In this recent Games, U.S. figure skater Alysa Liu won Olympic gold in the individual ladies competition. Watching her skate was a collective moment of joy–and it was even more meaningful than I realized as I watched live. Liu approached the competition in a completely new way and might have changed Olympic figure skating forever. After retiring from skating in 2016, Liu returned to the sport with a laundry list of demands: she would only wear costumes that she herself approved, she would choose her own music, she would not deprive herself of fun and experiences outside of training. In short, she would do everything on her own terms. Consequently, watching her skate joyfully and calmly on the biggest stage of her career was so moving, the media hasn’t stopped talking about it. The lack of nerves and stress any athlete would feel in that moment is what won her the gold medal.
Every generation, we face a national conversation about what it means to succeed: steady job vs. hustle culture; work/life balance vs. getting ahead; burnout vs. boredom. Liu’s approach showed athletes–and anyone looking to excel in any endeavor–that joy and freedom can and probably should be part of any equation for success. Culturally speaking, it’s a paradigm shift from how we usually think of what it takes to be the best that I believe will seep into our collective mindset moving forward.

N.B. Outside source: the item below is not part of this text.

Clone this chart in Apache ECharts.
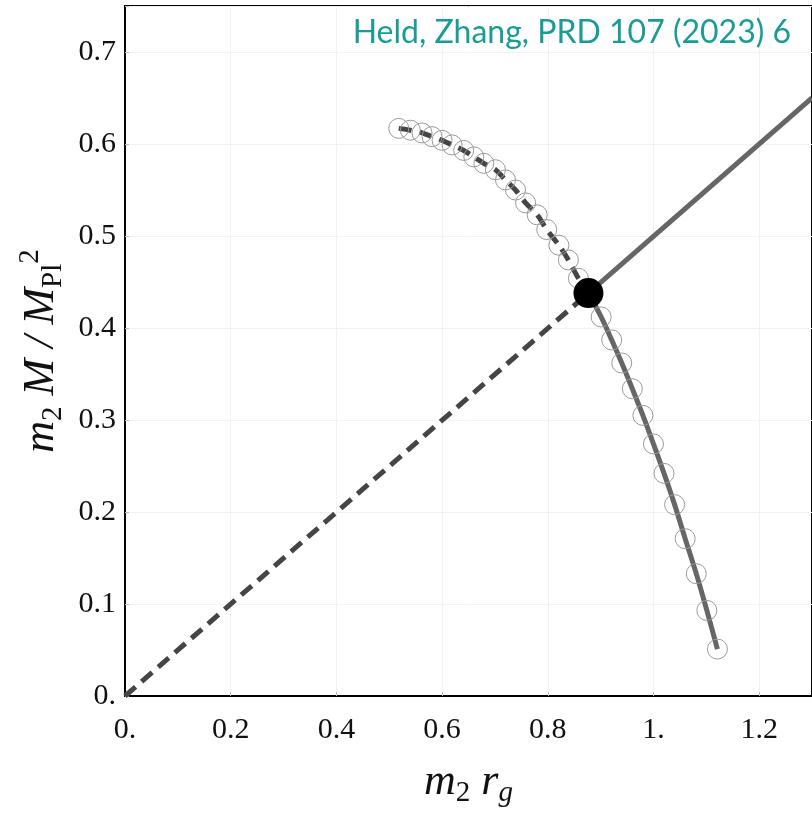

Why We Still Gather to Watch
Collective viewing is a reminder that attention itself is communal power. Whether we’re gathering around a television in a crowded bar or someone’s home to watch an event, or watching alone at home and participating in the conversation on social media and in texts and phone calls with friends, the way the world seems to stop for the Olympics or the Super Bowl is a rare moment where the collective experience feels bigger than the event itself. It’s no wonder that the Olympic Games have been witnessed by generations for hundreds of years, from the Ancient Olympic Games to the modern Olympic Games moderated by the International Olympic Committee–even if the consumption itself has changed drastically with technology. The tradition has held because people need to connect over shared experiences. When we watch an event collectively, we create our own memories around the experience, which in turn creates community. Our connection to the stories of the athletes–while witnessing pain and defeat, exceptionalism and glory–makes us feel like humans can be superheroes. We ourselves can be superheroes in our own lives. It’s a rare, grounding moment where we can awe at the limits of both the human body and the human spirit. And in a fragmented media and content landscape, where at any hour of any day we can consume the exact story we want individually, we are reminded that shared moments are special and matter.